Jovens sonham com carteira assinada
Exemplos de informalidade e rotatividade no trabalho multiplicam-se pela região da Rua 25 de Março, maior centro de comércio popular de São Paulo. Em meio à correria das compras de fim de ano, trabalhadores informais torciam por um 2011 com emprego registrado.

Como o carregador Danilo Lobo de Oliveira, 23 anos, que diz trabalhar oito horas diárias de segunda a sábado por R$ 650 mensais. É o segundo emprego dele, que antes fora registrado por seis meses como atendente de lanchonete. “Trabalho para um chinês. É difícil eles assinarem [carteira]”, diz.

Danilo vê o seguro-desemprego como a vantagem do emprego registrado. E, diz, decidido: “Vou arrumar outro emprego no ano que vem, de preferência com carteira.”

Inflação e real forte impactam cenário econômico
O futuro de Danilo e de milhões de brasileiros no mercado de trabalho está atrelado ao rumo geral da economia brasileira, entre fatores como a pressão inflacionária e a valorização excessiva do real.

Puxado por uma alta dos alimentos, o Índice de Preços ao Consumidor Amplo (IPCA) ficou em 0,83% em novembro, acumulando alta de 5,25% no ano, acima do centro da meta fixada pelo Banco Central, de 4,5%.

Em dezembro, como medida para conter a alta dos preços, o BC restringiu modalidades de crédito e retirou R$ 61 bilhões da economia via aumento do compulsório, o dinheiro dos bancos que fica depositado no BC. Com isso, conseguiu manter a taxa básica de juros em 10,75% na última reunião do Comitê de Política Monetária.

Um aumento de juros poderia afetar o crescimento e a geração de empregos”
José Márcio Camargo
economista

Após ter elevado o gasto público por dois anos como forma de enfrentar a crise mundial (em 2010, o aumento até agora é de 27%), o governo já anuncia cortes nas despesas para 2011, em um cenário de desaceleração da atividade econômica – sua previsão é de crescimento de 5% para 2011.

Mas os planos de Danilo e de milhões de brasileiros podem ser afetados caso o governo tenha que recorrer ao aumento de juros para segurar a inflação, avalia José Márcio Camargo, da Opus.

“Um cenário de enorme liquidez internacional geraria aumento no preço das commodities [produtos primários como minérios, soja e petróleo, com preço fixado pela oferta e procura internacionais] e das pressões inflacionárias no Brasil.

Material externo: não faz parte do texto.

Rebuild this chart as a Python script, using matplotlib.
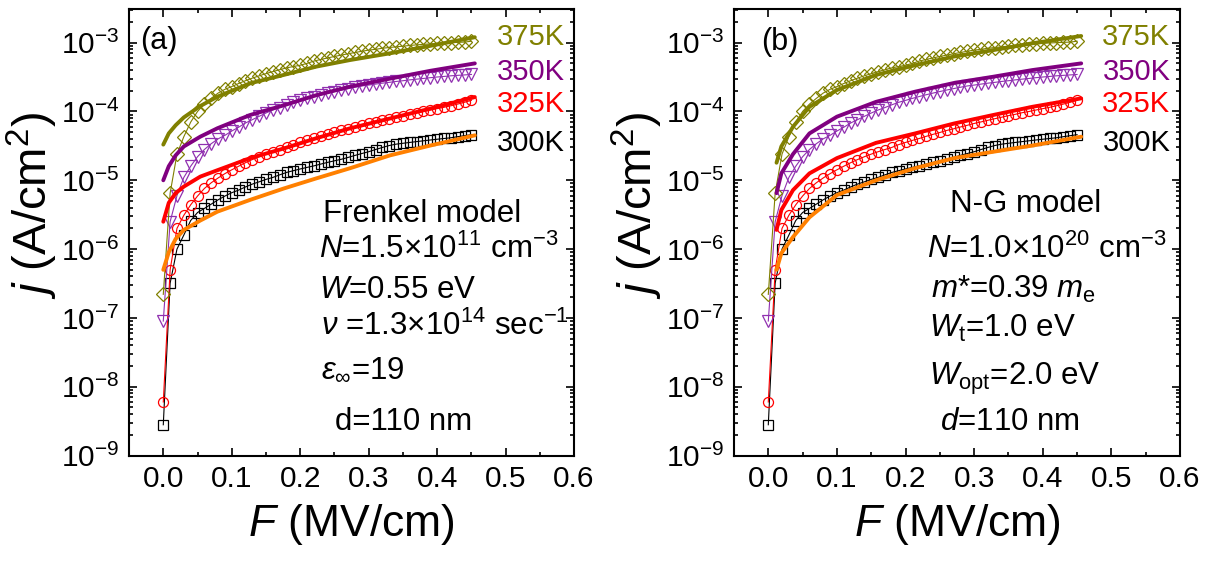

O BC poderia ter que aumentar os juros, afetando o crescimento e a geração de empregos”, diz.

No corre-corre da Rua 25 de Março, parece prevalecer o otimismo de trabalhadores como o auxiliar de vendas Carlos Henrique de Oliveira, 17 anos, que recebe R$ 200 semanais para atrair compradores a uma loja de roupas. “É melhor registrado, mas por enquanto [o trabalho informal] é o que está rolando”, afirma.